Personally, with such a situation I would certainly go high key, with a dark bird and light BG. I'd overexpose alot, more than 2 stops. Of course I like high key, and you may not, but there is the added advantage that overexposure reduces noise problems considerably, and even at ISO 1000 it should be manageable.
It just occurred that a fill-flash would have been useful too.
regards~Bill
Last edited by WIlliam Maroldo; 10-15-2009 at 10:38 PM.
Hi Gary!
I love the composition and might even be tempted to crop from just below the bird's back foot.

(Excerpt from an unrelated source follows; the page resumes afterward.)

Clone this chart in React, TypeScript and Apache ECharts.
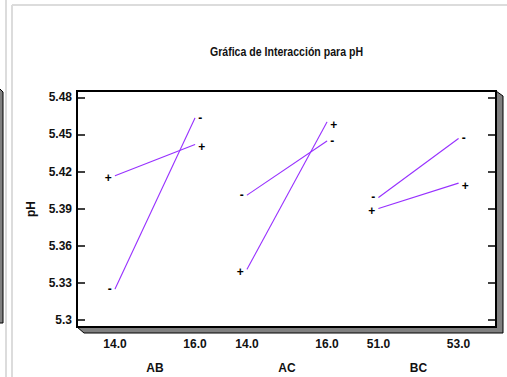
import React, { useEffect, useRef } from "react";
import * as echarts from "echarts";

const TITLE = "Gráfica de Interacción para pH";
const Y_NAME = "pH";
const FACTORS = ["AB", "AC", "BC"];
const LEVELS = [
  [14, 16],
  [14, 16],
  [51, 53],
];
const LEVEL_LABELS = [
  ["14.0", "16.0"],
  ["14.0", "16.0"],
  ["51.0", "53.0"],
];
const MINUS_VALUES = [
  [5.325, 5.4633],
  [5.4009, 5.4447],
  [5.399, 5.4467],
];
const PLUS_VALUES = [
  [5.4165, 5.4418],
  [5.3409, 5.46],
  [5.3901, 5.4106],
];
const Y_TICKS = [5.3, 5.33, 5.36, 5.39, 5.42, 5.45, 5.48];

const FONT = "'Liberation Sans Narrow', 'Arial Narrow', 'Liberation Sans', Arial, sans-serif";
const LINE_COLOR = "#9730ff";

// layout
const GL = 77, GT = 91, GW = 419, GH = 236;
const PX_PER_UNIT = 40;
const FIRST_LEVEL_PX = [115, 247, 378.5];

export default function App() {
  const ref = useRef<HTMLDivElement>(null);
  useEffect(() => {
    document.body.style.margin = "0";
    const chart = echarts.init(ref.current!, null, { renderer: "svg" });

    const xAxes = FACTORS.map((f, i) => {
      const min = LEVELS[i][0] - (FIRST_LEVEL_PX[i] - GL) / PX_PER_UNIT;
      const max = min + GW / PX_PER_UNIT;
      return {
        type: "value",
        gridIndex: 0,
        position: "bottom",
        min,
        max,
        axisLine: { show: false },
        axisTick: { show: false },
        splitLine: { show: false },
        axisLabel: {
          customValues: LEVELS[i],
          formatter: (v: number) => {
            const k = LEVELS[i].indexOf(v);
            return k >= 0 ? LEVEL_LABELS[i][k] : "";
          },
          margin: 11,
          fontFamily: FONT,
          fontWeight: "bold",
          fontSize: 12,
          color: "#111",
        },
      };
    });

    const series: any[] = [];
    FACTORS.forEach((f, i) => {
      [
        { sign: "-", vals: MINUS_VALUES[i], dy: 0 },
        { sign: "+", vals: PLUS_VALUES[i], dy: 2.5 },
      ].forEach((s) => {
        series.push({
          type: "line",
          name: f + s.sign,
          xAxisIndex: i,
          yAxisIndex: 0,
          symbol: "circle",
          symbolSize: 0.5,
          itemStyle: { color: LINE_COLOR },
          lineStyle: { color: LINE_COLOR, width: 1.1 },
          label: {
            show: true,
            formatter: () => s.sign,
            fontFamily: FONT,
            fontWeight: "bold",
            fontSize: 12,
            lineHeight: 10,
            color: "#000",
            distance: 3,
            offset: [0, s.dy],
          },
          data: s.vals.map((v, k) => ({
            value: [LEVELS[i][k], v],
            label: { position: k === 0 ? "left" : "right" },
          })),
        });
      });
    });

    const yCommon = {
      type: "value",
      min: 5.2943,
      max: 5.4851,
      axisLine: { show: false },
      splitLine: { show: false },
      axisTick: {
        show: true,
        inside: true,
        length: 8,
        customValues: Y_TICKS,
        lineStyle: { color: "#000", width: 1.5 },
      },
    };

    const R = GL + GW, B = GT + GH;
    const decorations: any[] = [
      { type: "line", id: "g1", shape: { x1: 6, y1: 0, x2: 6, y2: 377 }, style: { stroke: "#dcdcdc", lineWidth: 2 } },
      { type: "line", id: "g2", shape: { x1: 12, y1: 5, x2: 12, y2: 377 }, style: { stroke: "#dcdcdc", lineWidth: 2 } },
      { type: "line", id: "g3", shape: { x1: 12, y1: 5, x2: 507, y2: 5 }, style: { stroke: "#dcdcdc", lineWidth: 2 } },
      {
        type: "polygon", id: "leftpanel",
        shape: { points: [[-3, 89], [0, 89], [3, 92], [3, 323], [-3, 323]] },
        style: { fill: "#808080", stroke: "#000", lineWidth: 1 },
      },
      {
        type: "polygon", id: "shadow",
        shape: { points: [[GL, B], [GL + 7, B + 6], [R + 7, B + 6], [R + 7, GT + 5], [R, GT], [R, B]] },
        style: { fill: "#808080", stroke: "#000", lineWidth: 1 },
      },
      {
        type: "rect", id: "frame",
        shape: { x: GL, y: GT, width: GW, height: GH },
        style: { fill: "none", stroke: "#000", lineWidth: 2 },
      },
      {
        type: "text", id: "title",
        x: GL + GW / 2,
        y: 52,
        scaleX: 0.88,
        style: {
          text: TITLE,
          fontFamily: FONT,
          fontWeight: "bold",
          fontSize: 12,
          fill: "#111",
          align: "center",
          verticalAlign: "middle",
        },
      },
    ];

    chart.setOption({
      animation: false,
      backgroundColor: "#fff",
      grid: { left: GL, top: GT, width: GW, height: GH, show: false },
      xAxis: xAxes,
      yAxis: [
        {
          ...yCommon,
          position: "left",
          name: Y_NAME,
          nameLocation: "middle",
          nameGap: 40,
          nameRotate: 90,
          nameTextStyle: { fontFamily: FONT, fontWeight: "bold", fontSize: 12, color: "#111" },
          axisLabel: {
            customValues: Y_TICKS,
            margin: 5,
            fontFamily: FONT,
            fontWeight: "bold",
            fontSize: 12,
            color: "#111",
          },
        },
        { ...yCommon, position: "right", axisLabel: { show: false } },
      ],
      graphic: decorations,
      series,
    });

    const names = FACTORS.map((f, i) => {
      const mid = (LEVELS[i][0] + LEVELS[i][1]) / 2;
      const px = chart.convertToPixel({ xAxisIndex: i } as any, mid) as number;
      return {
        type: "text",
        id: "name" + i,
        x: px,
        y: 368,
        style: {
          text: f,
          fontFamily: FONT,
          fontWeight: "bold",
          fontSize: 12,
          fill: "#111",
          align: "center",
          verticalAlign: "middle",
        },
      };
    });
    chart.setOption({ graphic: [...decorations, ...names] });

    return () => chart.dispose();
  }, []);
  return (
    <div
      ref={ref}
      style={{ position: "fixed", left: 0, top: 0, width: 507, height: 377, background: "#fff" }}
    />
  );
}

I do love the BG in this - although I too see some noise - so although I think that high-key would work well, it would be a pity to lose those soft colours.
Best,
Nicki
Hi Gary,
600+ the 1.4 HH......after reading that I threw my initial flash recommendation away......it would have probably blown out the branch too but definitely popped the colors if it reached. Did he ever get higher up on the perch and more into the golden colors?
Thanks guys for the great suggestions. I guess I could have flashed him but then no one else would have gotten a shot. Yes there was some bad cloning -its clearer on my desktop than my laptop now that I'm home. There was only time for each person to get one maybe two shots then he was gone.